Supplied information:
···
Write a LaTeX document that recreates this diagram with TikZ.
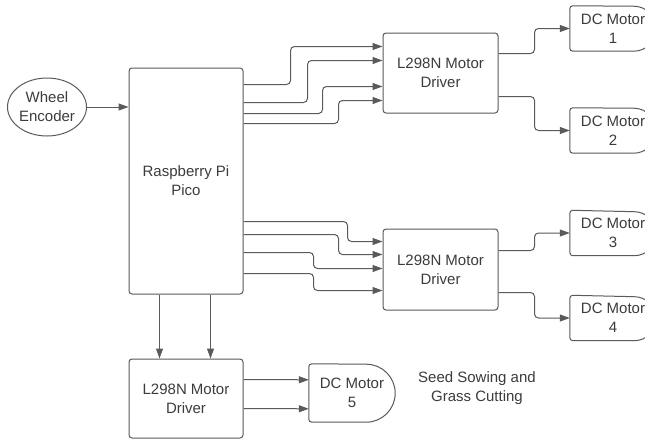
\documentclass[tikz,border=0pt]{standalone}
\usepackage{fontspec}
\setmainfont{Liberation Sans}
\usetikzlibrary{arrows.meta,calc,shapes.geometric}
\definecolor{lncol}{RGB}{90,90,90}
\definecolor{txcol}{RGB}{60,60,60}
\newcommand{\motorshape}[2]{%
  \draw[draw=lncol, line width=1pt]
    ([xshift=-#2pt]#1.south east) arc[start angle=-90,end angle=90,radius=#2pt]
    -- ([xshift=3pt]#1.north west) arc[start angle=90,end angle=180,radius=3pt]
    -- ([yshift=3pt]#1.south west) arc[start angle=180,end angle=270,radius=3pt]
    -- cycle;}
\begin{document}
\begin{tikzpicture}[x=1pt,y=-1pt, font=\fontsize{15}{19}\selectfont, text=txcol,
  box/.style={draw=lncol, line width=1pt, rounded corners=3pt, align=center, inner sep=0pt},
  conn/.style={draw=lncol, line width=1pt, rounded corners=4pt, -{Triangle[length=10pt,width=7pt]}},
  motor/.style={align=center, minimum width=86pt, minimum height=45pt, inner sep=0pt}]
\clip (0,0) rectangle (645,439);
\fill[white] (0,0) rectangle (645,439);
% nodes
\node[box, minimum width=114pt, minimum height=226pt] (pi) at (186,181) {Raspberry Pi\\Pico};
\node[draw=lncol, line width=1pt, ellipse, minimum width=70pt, minimum height=58pt, inner sep=0pt, align=center] (enc) at (47,107) {Wheel\\Encoder};
\node[box, minimum width=115pt, minimum height=80pt] (d1) at (440.5,73) {L298N Motor\\Driver};
\node[box, minimum width=115pt, minimum height=81pt] (d2) at (440.5,269.5) {L298N Motor\\Driver};
\node[box, minimum width=114pt, minimum height=79pt] (d3) at (186,398.5) {L298N Motor\\Driver};
\node[motor] (m1) at (613,28.5) {DC Motor\\1};
\node[motor] (m2) at (613,130.5) {DC Motor\\2};
\node[motor] (m3) at (613,233) {DC Motor\\3};
\node[motor] (m4) at (613,318) {DC Motor\\4};
\node[motor, minimum height=58pt] (m5) at (352,393) {DC Motor\\5};
\motorshape{m1}{22.5}
\motorshape{m2}{22.5}
\motorshape{m3}{22}
\motorshape{m4}{22}
\motorshape{m5}{29}
\node[align=center] (lbl) at (477,388) {Seed Sowing and\\Grass Cutting};
% encoder to pi
\draw[conn] (enc.east) -- (pi.west |- enc.east);
% pi to driver 1
\draw[conn] ($(pi.north east)+(0,17)$) -- ++(47,0) |- ($(d1.north west)+(0,14)$);
\draw[conn] ($(pi.north east)+(0,35)$) -- ++(64,0) |- ($(d1.north west)+(0,28)$);
\draw[conn] ($(pi.north east)+(0,46)$) -- ++(79,0) |- ($(d1.north west)+(0,54)$);
\draw[conn] ($(pi.north east)+(0,56)$) -- ++(95,0) |- ($(d1.north west)+(0,68)$);
% pi to driver 2
\draw[conn] ($(pi.north east)+(0,154)$) -- ++(104,0) |- ($(d2.north west)+(0,13)$);
\draw[conn] ($(pi.north east)+(0,167)$) -- ++(95,0) |- ($(d2.north west)+(0,26)$);
\draw[conn] ($(pi.north east)+(0,185)$) -- ++(70,0) |- ($(d2.north west)+(0,40)$);
\draw[conn] ($(pi.north east)+(0,206)$) -- ++(70,0) |- ($(d2.north west)+(0,62)$);
% pi to driver 3
\draw[conn] ($(pi.south west)+(31,0)$) -- ($(d3.north west)+(31,0)$);
\draw[conn] ($(pi.south west)+(82,0)$) -- ($(d3.north west)+(82,0)$);
% drivers to motors
\draw[conn] ($(d1.north east)+(0,21)$) -- ++(36,0) |- (m1.west);
\draw[conn] ($(d1.north east)+(0,64)$) -- ++(36,0) |- (m2.west);
\draw[conn] ($(d2.north east)+(0,22)$) -- ++(36,0) |- (m3.west);
\draw[conn] ($(d2.north east)+(0,64)$) -- ++(36,0) |- (m4.west);
\draw[conn] ($(d3.north east)+(0,21)$) -- ($(m5.north west)+(0,16)$);
\draw[conn] ($(d3.north east)+(0,50)$) -- ($(m5.north west)+(0,45)$);
\end{tikzpicture}
\end{document}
···
Directive:
Every line should be retyped exactly, with the pictures omitted.

The result:
Write a LaTeX document that recreates this diagram with TikZ.
\documentclass[tikz,border=0pt]{standalone}
\usepackage{fontspec}
\setmainfont{Liberation Sans}
\usetikzlibrary{arrows.meta,calc,shapes.geometric}
\definecolor{lncol}{RGB}{90,90,90}
\definecolor{txcol}{RGB}{60,60,60}
\newcommand{\motorshape}[2]{%
  \draw[draw=lncol, line width=1pt]
    ([xshift=-#2pt]#1.south east) arc[start angle=-90,end angle=90,radius=#2pt]
    -- ([xshift=3pt]#1.north west) arc[start angle=90,end angle=180,radius=3pt]
    -- ([yshift=3pt]#1.south west) arc[start angle=180,end angle=270,radius=3pt]
    -- cycle;}
\begin{document}
\begin{tikzpicture}[x=1pt,y=-1pt, font=\fontsize{15}{19}\selectfont, text=txcol,
  box/.style={draw=lncol, line width=1pt, rounded corners=3pt, align=center, inner sep=0pt},
  conn/.style={draw=lncol, line width=1pt, rounded corners=4pt, -{Triangle[length=10pt,width=7pt]}},
  motor/.style={align=center, minimum width=86pt, minimum height=45pt, inner sep=0pt}]
\clip (0,0) rectangle (645,439);
\fill[white] (0,0) rectangle (645,439);
% nodes
\node[box, minimum width=114pt, minimum height=226pt] (pi) at (186,181) {Raspberry Pi\\Pico};
\node[draw=lncol, line width=1pt, ellipse, minimum width=70pt, minimum height=58pt, inner sep=0pt, align=center] (enc) at (47,107) {Wheel\\Encoder};
\node[box, minimum width=115pt, minimum height=80pt] (d1) at (440.5,73) {L298N Motor\\Driver};
\node[box, minimum width=115pt, minimum height=81pt] (d2) at (440.5,269.5) {L298N Motor\\Driver};
\node[box, minimum width=114pt, minimum height=79pt] (d3) at (186,398.5) {L298N Motor\\Driver};
\node[motor] (m1) at (613,28.5) {DC Motor\\1};
\node[motor] (m2) at (613,130.5) {DC Motor\\2};
\node[motor] (m3) at (613,233) {DC Motor\\3};
\node[motor] (m4) at (613,318) {DC Motor\\4};
\node[motor, minimum height=58pt] (m5) at (352,393) {DC Motor\\5};
\motorshape{m1}{22.5}
\motorshape{m2}{22.5}
\motorshape{m3}{22}
\motorshape{m4}{22}
\motorshape{m5}{29}
\node[align=center] (lbl) at (477,388) {Seed Sowing and\\Grass Cutting};
% encoder to pi
\draw[conn] (enc.east) -- (pi.west |- enc.east);
% pi to driver 1
\draw[conn] ($(pi.north east)+(0,17)$) -- ++(47,0) |- ($(d1.north west)+(0,14)$);
\draw[conn] ($(pi.north east)+(0,35)$) -- ++(64,0) |- ($(d1.north west)+(0,28)$);
\draw[conn] ($(pi.north east)+(0,46)$) -- ++(79,0) |- ($(d1.north west)+(0,54)$);
\draw[conn] ($(pi.north east)+(0,56)$) -- ++(95,0) |- ($(d1.north west)+(0,68)$);
% pi to driver 2
\draw[conn] ($(pi.north east)+(0,154)$) -- ++(104,0) |- ($(d2.north west)+(0,13)$);
\draw[conn] ($(pi.north east)+(0,167)$) -- ++(95,0) |- ($(d2.north west)+(0,26)$);
\draw[conn] ($(pi.north east)+(0,185)$) -- ++(70,0) |- ($(d2.north west)+(0,40)$);
\draw[conn] ($(pi.north east)+(0,206)$) -- ++(70,0) |- ($(d2.north west)+(0,62)$);
% pi to driver 3
\draw[conn] ($(pi.south west)+(31,0)$) -- ($(d3.north west)+(31,0)$);
\draw[conn] ($(pi.south west)+(82,0)$) -- ($(d3.north west)+(82,0)$);
% drivers to motors
\draw[conn] ($(d1.north east)+(0,21)$) -- ++(36,0) |- (m1.west);
\draw[conn] ($(d1.north east)+(0,64)$) -- ++(36,0) |- (m2.west);
\draw[conn] ($(d2.north east)+(0,22)$) -- ++(36,0) |- (m3.west);
\draw[conn] ($(d2.north east)+(0,64)$) -- ++(36,0) |- (m4.west);
\draw[conn] ($(d3.north east)+(0,21)$) -- ($(m5.north west)+(0,16)$);
\draw[conn] ($(d3.north east)+(0,50)$) -- ($(m5.north west)+(0,45)$);
\end{tikzpicture}
\end{document}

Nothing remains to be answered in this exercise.